┏━━

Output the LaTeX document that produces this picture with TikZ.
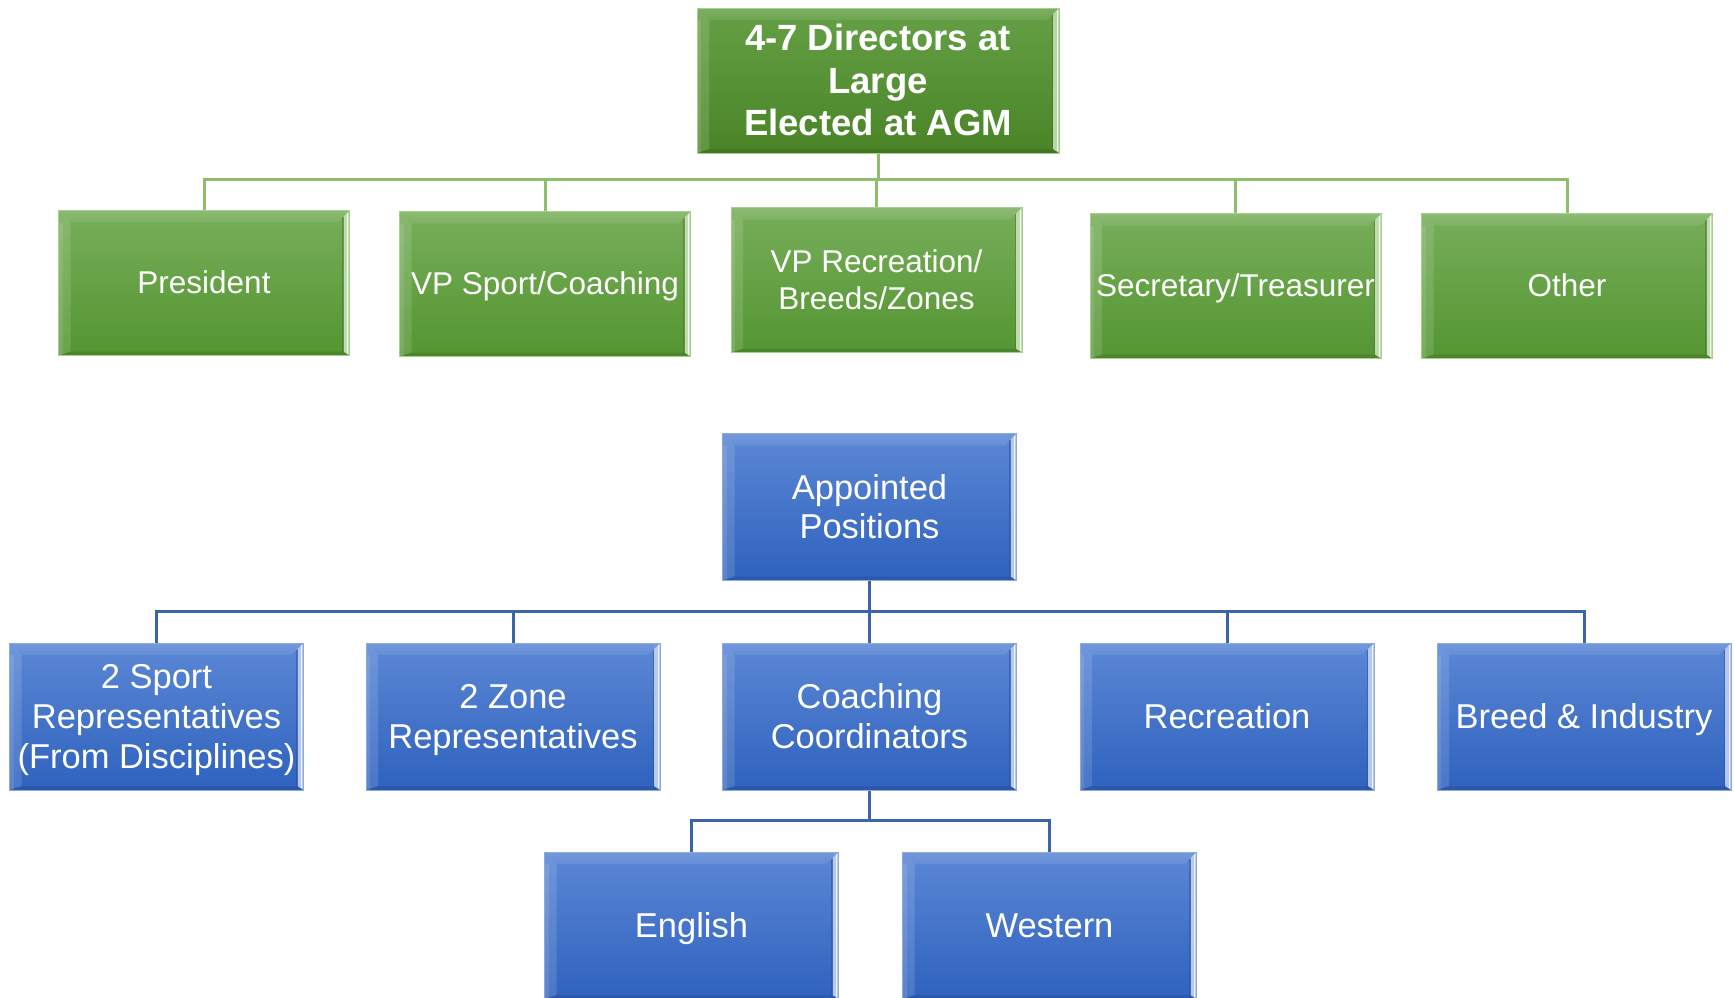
\documentclass[tikz,border=0pt]{standalone}
\usepackage{fontspec}
\setmainfont{Liberation Sans}
\usetikzlibrary{calc}
\definecolor{gtop}{HTML}{77AE5A}
\definecolor{gbot}{HTML}{549531}
\definecolor{ttop}{HTML}{66A046}
\definecolor{tbot}{HTML}{4A8427}
\definecolor{gedge}{HTML}{A8D08D}
\definecolor{gline}{HTML}{8DBF6E}
\definecolor{btop}{HTML}{5B87D5}
\definecolor{bbot}{HTML}{2F62BE}
\definecolor{bedge}{HTML}{8EAADB}
\definecolor{bline}{HTML}{3C65A8}
\newcommand\lst{\rule[-0.212em]{0pt}{1.117em}}
\tikzset{
  bevel/.style={path picture={
    \coordinate (pNW) at (path picture bounding box.north west);
    \coordinate (pNE) at (path picture bounding box.north east);
    \coordinate (pSW) at (path picture bounding box.south west);
    \coordinate (pSE) at (path picture bounding box.south east);
    \shade[top color=#1top, bottom color=#1bot] (pSW) rectangle (pNE);
    \shade[top color=#1top!85!white, middle color=#1top!55!white, bottom color=#1top!95!white]
      (pNW) -- (pNE) -- ($(pNE)+(-12pt,-12pt)$) -- ($(pNW)+(12pt,-12pt)$) -- cycle;
    \fill[white,opacity=.13] (pNW) -- ($(pNW)+(12pt,-12pt)$) -- ($(pSW)+(12pt,4pt)$) -- (pSW) -- cycle;
    \fill[white,opacity=.1] ($(pNW)+(0pt,-12pt)$) rectangle ($(pSW)+(4pt,0pt)$);
    \fill[black,opacity=.10] (pSW) -- ($(pSW)+(12pt,4pt)$) -- ($(pSE)+(-6pt,4pt)$) -- (pSE) -- cycle;
    \fill[#1top!45!white] (pNE) -- ($(pNE)+(-6pt,-6pt)$) -- ($(pSE)+(-6pt,4pt)$) -- (pSE) -- cycle;
    \draw[#1bot!80!black,opacity=.5,line width=1.2pt] ($(pNE)+(-6.5pt,-6.5pt)$) -- ($(pSE)+(-6.5pt,4pt)$);
    \draw[white,opacity=.8,line width=1pt] ($(pNE)+(-2pt,-2pt)$) -- ($(pSE)+(-2pt,2pt)$);
  }},
  gbox/.style={bevel=g, draw=gedge, line width=1pt, inner sep=0pt, text=white, align=center,
    minimum width=291pt, minimum height=145pt, font=\fontsize{31.5}{36.5}\selectfont},
  topbox/.style={bevel=t, draw=gedge, line width=1pt, inner sep=0pt, text=white, align=center,
    minimum width=362pt, minimum height=145pt, font=\fontsize{36.5}{42.5}\selectfont\bfseries},
  bbox/.style={bevel=b, draw=bedge, line width=1pt, inner sep=0pt, text=white, align=center,
    minimum width=294pt, minimum height=147pt, font=\fontsize{34.5}{39.7}\selectfont},
  gconn/.style={draw=gline, line width=3pt},
  bconn/.style={draw=bline, line width=3pt},
}
\begin{document}
\begin{tikzpicture}[x=1pt,y=-1pt]
\useasboundingbox (0,0) rectangle (1734,997);
\clip (0,0) rectangle (1734,997);
\fill[white] (0,0) rectangle (1734,997);
% connector junctions
\coordinate (gbus) at (878,179);
\coordinate (bbus) at (869.5,611);
\coordinate (cbus) at (869.5,820);
% node positions
\path
  (878,80.5) coordinate (ptop)
  (204,283) coordinate (ppres)
  (545,284) coordinate (pvps)
  (876.5,280) coordinate (pvpr)
  (1235.5,286) coordinate (psec)
  (1567,286) coordinate (poth)
  (869.5,507) coordinate (papp)
  (156.5,716.5) coordinate (psport)
  (513,716.5) coordinate (pzone)
  (869.5,716.5) coordinate (pcoach)
  (1227,716.5) coordinate (prec)
  (1584,716.5) coordinate (pbreed)
  (691.5,925.5) coordinate (peng)
  (1049.5,925.5) coordinate (pwest);
\node[topbox] (top) at (ptop) {\lst 4-7 Directors at\\\lst Large\\\lst Elected at AGM};
\node[gbox] (pres) at (ppres) {\lst President};
\node[gbox] (vps) at (pvps) {\lst VP Sport/Coaching};
\node[gbox] (vpr) at (pvpr) {\lst VP Recreation/\\\lst Breeds/Zones};
\node[gbox] (sec) at (psec) {\lst Secretary/Treasurer};
\node[gbox] (oth) at (poth) {\lst Other};
\node[bbox] (app) at (papp) {\lst Appointed\\\lst Positions};
\node[bbox] (sport) at (psport) {\lst 2 Sport\\\lst Representatives\\\lst (From Disciplines)};
\node[bbox] (zone) at (pzone) {\lst 2 Zone\\\lst Representatives};
\node[bbox] (coach) at (pcoach) {\lst Coaching\\\lst Coordinators};
\node[bbox] (rec) at (prec) {\lst Recreation};
\node[bbox] (breed) at (pbreed) {\lst Breed \& Industry};
\node[bbox] (eng) at (peng) {\lst English};
\node[bbox] (west) at (pwest) {\lst Western};
% connectors
\draw[gconn] (top.south) -- (gbus);
\draw[gconn] (gbus) -| (pres.north);
\draw[gconn] (gbus) -| (vps.north);
\draw[gconn] (gbus) -| (vpr.north);
\draw[gconn] (gbus) -| (sec.north);
\draw[gconn] (gbus) -| (oth.north);
\draw[bconn] (app.south) -- (bbus);
\draw[bconn] (bbus) -| (sport.north);
\draw[bconn] (bbus) -| (zone.north);
\draw[bconn] (bbus) -| (coach.north);
\draw[bconn] (bbus) -| (rec.north);
\draw[bconn] (bbus) -| (breed.north);
\draw[bconn] (coach.south) -- (cbus);
\draw[bconn] (cbus) -| (eng.north);
\draw[bconn] (cbus) -| (west.north);
\end{tikzpicture}
\end{document}
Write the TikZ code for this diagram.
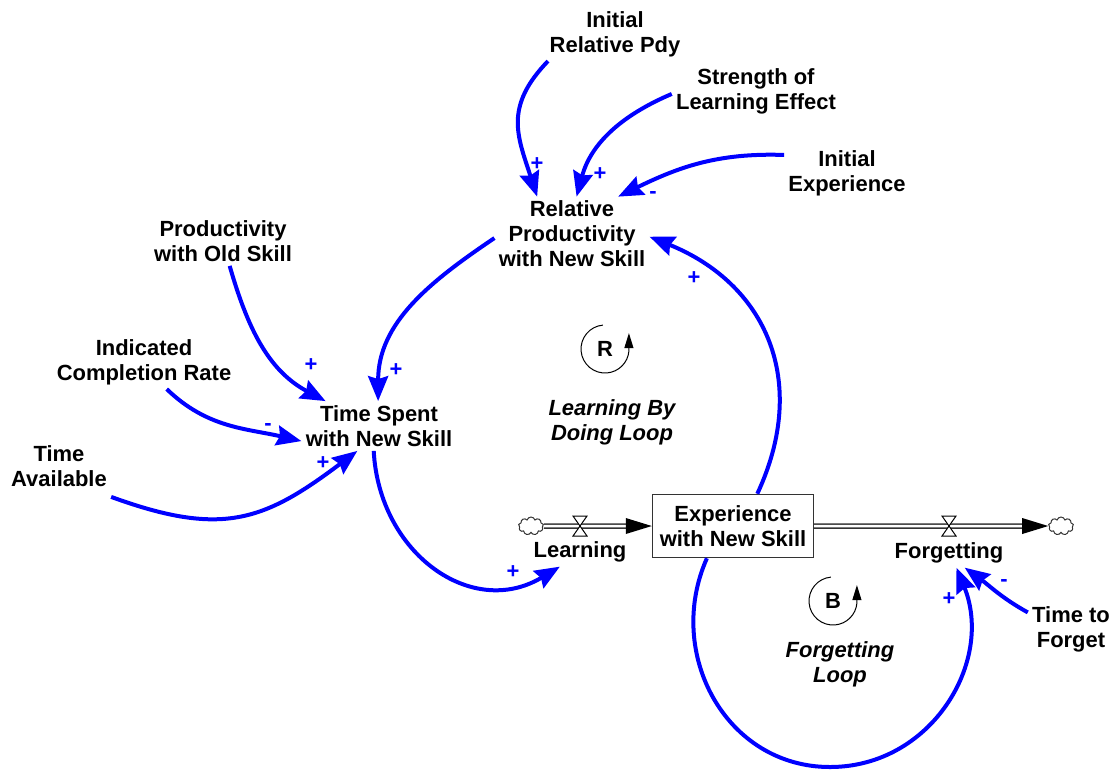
\documentclass[tikz,border=0pt]{standalone}
\usepackage{fontspec}
\setmainfont{Liberation Sans}
\usetikzlibrary{arrows.meta,shapes.symbols}
\definecolor{linkblue}{RGB}{0,0,255}

\begin{document}
\begin{tikzpicture}[x=0.02cm,y=0.02cm]

    \tikzset{
      var/.style={
        align=center,
        inner sep=0.08cm,
        font=\bfseries\fontsize{12.5}{14.2}\selectfont,
      },
      looptext/.style={
        align=center,
        inner sep=0.08cm,
        font=\bfseries\itshape\fontsize{12.5}{14.2}\selectfont,
      },
      stock/.style={
        var,
        draw=black!80,
        line width=0.03cm,
        minimum width=3.22cm,
        minimum height=1.26cm,
      },
      cloudy/.style={
        cloud,
        cloud puffs=9,
        aspect=1.4,
        draw=black!80,
        line width=0.02cm,
        inner sep=0pt,
        minimum width=0.5cm,
        minimum height=0.36cm,
      },
      causal/.style={
        draw=linkblue,
        line width=0.08cm,
        -{Stealth[length=0.5cm,width=0.4cm,inset=0.06cm]},
      },
      pol/.style={
        text=linkblue,
        inner sep=0pt,
        font=\bfseries\fontsize{12.5}{14.2}\selectfont,
      },
      pipe/.style={
        draw=black!80,
        double,
        double distance=0.05cm,
        line width=0.03cm,
      },
      valve/.pic={
        \filldraw[fill=white,draw=black,line width=0.02cm] (-7,10)--(7,10)--(-7,-10)--(7,-10)--cycle;
      },
      loopmark/.style={
        line width=0.02cm,
        -{Triangle[length=0.3cm,width=0.18cm]},
      },
    }
    \useasboundingbox (0,0) rectangle (1115,-769);

	\node[var] (initpdy) at (615,-34) {Initial\\Relative Pdy};
	\node[var] (strength) at (756,-91) {Strength of\\Learning Effect};
	\node[var] (initexp) at (847,-173) {Initial\\Experience};
	\node[var] (relprod) at (572,-234) {Relative\\Productivity\\with New Skill};
	\node[var] (oldskill) at (223,-241) {Productivity\\with Old Skill};
	\node[var] (complrate) at (144,-362) {Indicated\\Completion Rate};
	\node[var] (timespent) at (379,-426) {Time Spent\\with New Skill};
	\node[var] (timeavail) at (59,-466) {Time\\Available};
	\node[var] (timeforget) at (1071,-629) {Time to\\Forget};
	\node[stock] (experience) at (733,-526) {Experience\\with New Skill};
	\node[cloudy] (cloudin) at (531,-526) {};
	\node[cloudy] (cloudout) at (1061,-526) {};
	\node[var] (learning) at (580,-552) {Learning};
	\node[var] (forgetting) at (949,-553) {Forgetting};
	\node[looptext] (doingloop) at (612,-422) {Learning By\\Doing Loop};
	\node[looptext] (forgetloop) at (840,-664) {Forgetting\\Loop};
	\coordinate (loopbottom) at (830,-767);

	\draw[pipe] (cloudin.east)--([xshift=-0.4cm]experience.west);
	\fill[black] (experience.west)--++(-26,8)--++(0,-16)--cycle;
	\draw[pipe] (experience.east)--([xshift=-0.4cm]cloudout.west);
	\fill[black] (cloudout.west)--++(-26,8)--++(0,-16)--cycle;
	\pic at (580,-526) {valve};
	\pic at (949,-526) {valve};

	\draw[causal] (initpdy.202) to[out=226,in=108,looseness=1.2] (relprod.133);
	\draw[causal] (strength.182) to[out=203,in=75] (relprod.83);
	\draw[causal] (initexp.164) to[out=178,in=26] (relprod.39);
	\draw[causal] (experience.53) to[out=65,in=-22,looseness=1.15] (relprod.358);
	\draw[causal] (relprod.183) to[out=214,in=90] (timespent.92);
	\draw[causal] (oldskill.285) to[out=286,in=152] (timespent.155);
	\draw[causal] (complrate.310) to[out=316,in=167] (timespent.191);
	\draw[causal] ([yshift=-0.12cm]timeavail.south east) to[out=340,in=217,looseness=1.2] (timespent.229);
	\draw[causal] (timespent.258) to[out=273,in=211,looseness=1.2] (learning.216);
	\draw[causal] (experience.231) to[out=246,in=180,looseness=1.1] (loopbottom) to[out=0,in=292,looseness=1.1] (forgetting.297);
	\draw[causal] (timeforget.159) to[out=151,in=324] (forgetting.317);

	\node[pol] (s1) at (537,-164) {+};
	\node[pol] (s2) at (600,-174) {+};
	\node[pol] (s3) at (653,-195) {-};
	\node[pol] (s4) at (694,-278) {+};
	\node[pol] (s5) at (311,-365) {+};
	\node[pol] (s6) at (396,-370) {+};
	\node[pol] (s7) at (268,-427) {-};
	\node[pol] (s8) at (323,-463) {+};
	\node[pol] (s9) at (513,-572) {+};
	\node[pol] (s10) at (949,-599) {+};
	\node[pol] (s11) at (1004,-583) {-};

	\node[var] (rmark) at (605,-349) {R};
	\draw[loopmark] (605,-349) ++(95:24) arc[start angle=95,end angle=355,radius=24]--++(0,18);
	\node[var] (bmark) at (833,-601) {B};
	\draw[loopmark] (833,-601) ++(95:24) arc[start angle=95,end angle=355,radius=24]--++(0,18);

\end{tikzpicture}
\end{document}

┗━━

→ **Problem to solve**: From the line containing "Write the TikZ code for this diagram." to the line containing "(0,0) rectangle (1115,-769);", both lines included, give the text again exactly, without any pictures.

→ **Exercise solution**:
Write the TikZ code for this diagram.
\documentclass[tikz,border=0pt]{standalone}
\usepackage{fontspec}
\setmainfont{Liberation Sans}
\usetikzlibrary{arrows.meta,shapes.symbols}
\definecolor{linkblue}{RGB}{0,0,255}

\begin{document}
\begin{tikzpicture}[x=0.02cm,y=0.02cm]

    \tikzset{
      var/.style={
        align=center,
        inner sep=0.08cm,
        font=\bfseries\fontsize{12.5}{14.2}\selectfont,
      },
      looptext/.style={
        align=center,
        inner sep=0.08cm,
        font=\bfseries\itshape\fontsize{12.5}{14.2}\selectfont,
      },
      stock/.style={
        var,
        draw=black!80,
        line width=0.03cm,
        minimum width=3.22cm,
        minimum height=1.26cm,
      },
      cloudy/.style={
        cloud,
        cloud puffs=9,
        aspect=1.4,
        draw=black!80,
        line width=0.02cm,
        inner sep=0pt,
        minimum width=0.5cm,
        minimum height=0.36cm,
      },
      causal/.style={
        draw=linkblue,
        line width=0.08cm,
        -{Stealth[length=0.5cm,width=0.4cm,inset=0.06cm]},
      },
      pol/.style={
        text=linkblue,
        inner sep=0pt,
        font=\bfseries\fontsize{12.5}{14.2}\selectfont,
      },
      pipe/.style={
        draw=black!80,
        double,
        double distance=0.05cm,
        line width=0.03cm,
      },
      valve/.pic={
        \filldraw[fill=white,draw=black,line width=0.02cm] (-7,10)--(7,10)--(-7,-10)--(7,-10)--cycle;
      },
      loopmark/.style={
        line width=0.02cm,
        -{Triangle[length=0.3cm,width=0.18cm]},
      },
    }
    \useasboundingbox (0,0) rectangle (1115,-769);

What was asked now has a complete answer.